═════ SUPPLIED INFORMATION ═════

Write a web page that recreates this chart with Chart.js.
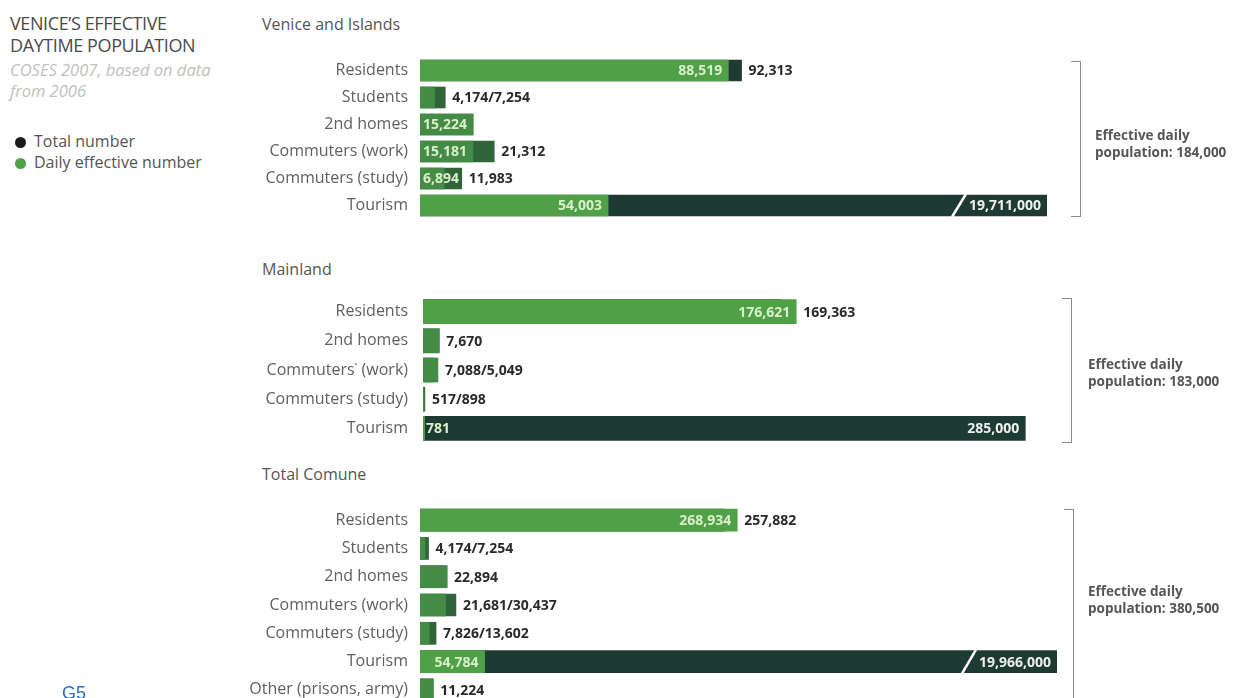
<!DOCTYPE html>
<html>
<head>
<meta charset="utf-8">
<title>Venice's effective daytime population</title>
<script src="https://cdn.jsdelivr.net/npm/chart.js@4.4.1/dist/chart.umd.min.js"></script>
<style>
  body { margin: 0; width: 1236px; height: 698px; overflow: hidden; background: #fff; position: relative; font-family: "Open Sans", sans-serif; }
  .abs { position: absolute; }
  .title { left: 10px; top: 12px; font-size: 18px; line-height: 22px; color: #4a4a4a; letter-spacing: -0.4px; }
  .source { left: 10px; top: 59px; font-size: 16.5px; line-height: 21px; color: #c0c0c0; font-style: italic; }
  .legend { left: 15px; top: 131px; font-size: 16px; line-height: 21px; color: #555; }
  .legend span.dot { display: inline-block; width: 11px; height: 11px; border-radius: 50%; margin-right: 8px; vertical-align: -1px; }
  .section { left: 262px; font-size: 16px; color: #555; }
  .bracket { border: 1.5px solid #8c8c8c; border-left: none; width: 9px; }
  .effective { font-size: 13.5px; font-weight: 700; line-height: 17px; color: #555; }
  .g5 { left: 62px; top: 684px; font-family: "Liberation Sans", Arial, sans-serif; font-size: 18px; color: #2a6fc0; line-height: 1; }
  canvas { position: absolute; left: 0; }
</style>
</head>
<body>
<div class="abs title">VENICE’S EFFECTIVE<br>DAYTIME POPULATION</div>
<div class="abs source">COSES 2007, based on data<br>from 2006</div>
<div class="abs legend">
  <div><span class="dot" style="background:#1c1c1c"></span>Total number</div>
  <div><span class="dot" style="background:#4fa046"></span>Daily effective number</div>
</div>

<div class="abs section" style="top:13px">Venice and Islands</div>
<div class="abs section" style="top:258px">Mainland</div>
<div class="abs section" style="top:463px">Total Comune</div>

<canvas id="chart-venice" width="1236" height="162" style="top:57px"></canvas>
<canvas id="chart-mainland" width="1236" height="146" style="top:297px"></canvas>
<canvas id="chart-comune" width="1236" height="198" style="top:506px"></canvas>

<div class="abs bracket" style="left:1071px; top:61px; height:154px"></div>
<div class="abs bracket" style="left:1062px; top:298px; height:143px"></div>
<div class="abs bracket" style="left:1064px; top:509px; height:200px"></div>

<div class="abs effective" id="eff-venice" style="left:1095px; top:127px"></div>
<div class="abs effective" id="eff-mainland" style="left:1088px; top:356px"></div>
<div class="abs effective" id="eff-comune" style="left:1088px; top:583px"></div>

<div class="abs g5">G5</div>

<script>
// Venice and Islands
const veniceRows = ["Residents", "Students", "2nd homes", "Commuters (work)", "Commuters (study)", "Tourism"];
const veniceTotal = [92313, 7254, 15224, 21312, 11983, 19711000];
const veniceEffective = [88519, 4174, 15224, 15181, 6894, 54003];

// Mainland
const mainlandRows = ["Residents", "2nd homes", "Commuters˙ (work)", "Commuters (study)", "Tourism"];
const mainlandTotal = [169363, 7670, 5049, 898, 285000];
const mainlandEffective = [176621, 7670, 7088, 517, 781];

// Total Comune
const comuneRows = ["Residents", "Students", "2nd homes", "Commuters (work)", "Commuters (study)", "Tourism", "Other (prisons, army)"];
const comuneTotal = [257882, 7254, 22894, 30437, 13602, 19966000, 11224];
const comuneEffective = [268934, 4174, 22894, 21681, 7826, 54784, 11224];

const effectivePopulation = ["184,000", "183,000", "380,500"];

// how the numbers are written next to each bar
const veniceLabelModes = ["split", "pair", "inside", "split", "split", "split"];
const mainlandLabelModes = ["split", "single", "pair", "pair", "split"];
const comuneLabelModes = ["split", "pair", "single", "pair", "pair", "split", "single"];

const Colors = {
  green: "#4fa046",
  greenSoft: "#448c45",
  dark: "#1d3b32",
  darkSoft: "#2f6538",
  text: "#606060",
  number: "#2a2a2a",
  onBar: "#d9efcc",
  onDark: "#eef0ee",
};

const isMajor = name => name === "Residents" || name === "Tourism";
const fmt = v => v.toLocaleString("en-US");

const valueLabels = {
  id: "valueLabels",
  afterDatasetsDraw(chart, args, opts) {
    const { ctx, chartArea } = chart;
    const totals = chart.getDatasetMeta(0).data;
    const effs = chart.getDatasetMeta(1).data;
    const totalVals = chart.data.datasets[0].data;
    const effVals = chart.data.datasets[1].data;

    ctx.save();
    ctx.font = "bold 14px 'Open Sans'";
    ctx.textBaseline = "middle";

    const effInside = (e, base, y, text) => {
      const end = Math.min(e.x, chartArea.right);
      const w = ctx.measureText(text).width;
      ctx.fillStyle = Colors.onBar;
      if (end - base > w + 10) {
        ctx.textAlign = "right";
        ctx.fillText(text, end - 6, y + 1);
      } else {
        ctx.textAlign = "left";
        ctx.fillText(text, base + 3, y + 1);
      }
    };

    opts.modes.forEach((mode, i) => {
      const t = totals[i], e = effs[i];
      const y = t.y, base = t.base;
      const tEnd = Math.min(t.x, chartArea.right);
      const eEnd = Math.min(e.x, chartArea.right);
      const outerX = Math.max(tEnd, eEnd) + 7;
      const tText = fmt(totalVals[i]);
      const eText = fmt(effVals[i]);

      if (mode === "pair" || mode === "single") {
        ctx.fillStyle = Colors.number;
        ctx.textAlign = "left";
        ctx.fillText(mode === "pair" ? eText + "/" + tText : tText, outerX, y + 1);
        return;
      }

      effInside(e, base, y, eText);
      if (mode === "inside") return;

      const w = ctx.measureText(tText).width;
      if (tEnd - eEnd > w + 20) {
        ctx.fillStyle = Colors.onDark;
        ctx.textAlign = "right";
        ctx.fillText(tText, tEnd - 6, y + 1);
        if (t.x > chartArea.right) {
          // break mark on a bar that runs off the scale
          const sx = tEnd - w - 16;
          const h = t.height / 2 + 1;
          ctx.strokeStyle = "#ffffff";
          ctx.lineWidth = 2.5;
          ctx.beginPath();
          ctx.moveTo(sx - 7, y + h);
          ctx.lineTo(sx + 7, y - h);
          ctx.stroke();
        }
      } else {
        ctx.fillStyle = Colors.number;
        ctx.textAlign = "left";
        ctx.fillText(tText, outerX, y + 1);
      }
    });
    ctx.restore();
  },
};

function createSectionChart(canvasId, rows, total, effective, modes, layout) {
  const el = document.getElementById(canvasId);
  if (!el || typeof Chart === "undefined") return null;

  return new Chart(el, {
    type: "bar",
    data: {
      labels: rows,
      datasets: [
        {
          label: "Total number",
          data: total,
          backgroundColor: rows.map(r => (isMajor(r) ? Colors.dark : Colors.darkSoft)),
          order: 2,
        },
        {
          label: "Daily effective number",
          data: effective,
          backgroundColor: rows.map(r => (isMajor(r) ? Colors.green : Colors.greenSoft)),
          order: 1,
        },
      ],
    },
    options: {
      indexAxis: "y",
      responsive: false,
      animation: false,
      events: [],
      layout: { padding: { left: 0, right: 1236 - layout.right, top: 0, bottom: 0 } },
      datasets: { bar: { grouped: false, barThickness: layout.thickness, borderWidth: 0 } },
      plugins: {
        legend: { display: false },
        tooltip: { enabled: false },
        valueLabels: { modes },
      },
      scales: {
        x: { display: false, min: 0, max: layout.max },
        y: {
          grid: { display: false, drawTicks: false },
          border: { display: false },
          afterFit: s => {
            // fixed gutter for the row names, no extra room above or below
            s.width = layout.left;
            s.paddingTop = 0;
            s.paddingBottom = 0;
          },
          ticks: {
            color: Colors.text,
            padding: layout.left - 408,
            font: { family: "Open Sans", size: 16 },
          },
        },
      },
    },
    plugins: [valueLabels],
  });
}

document.addEventListener("DOMContentLoaded", () => {
  createSectionChart("chart-venice", veniceRows, veniceTotal, veniceEffective, veniceLabelModes,
    { left: 420, right: 1047, max: 180000, thickness: 21 });
  createSectionChart("chart-mainland", mainlandRows, mainlandTotal, mainlandEffective, mainlandLabelModes,
    { left: 423, right: 1057, max: 300000, thickness: 24 });
  createSectionChart("chart-comune", comuneRows, comuneTotal, comuneEffective, comuneLabelModes,
    { left: 420, right: 1057, max: 540000, thickness: 22 });

  ["eff-venice", "eff-mainland", "eff-comune"].forEach((id, i) => {
    document.getElementById(id).innerHTML = "Effective daily<br>population: " + effectivePopulation[i];
  });
});
</script>
</body>
</html>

═════

= SET TASK =
Scan the material above for the word "that". Copy each line where it occurs.

= EXERCISE OUTPUT =
Write a web page that recreates this chart with Chart.js.
          // break mark on a bar that runs off the scale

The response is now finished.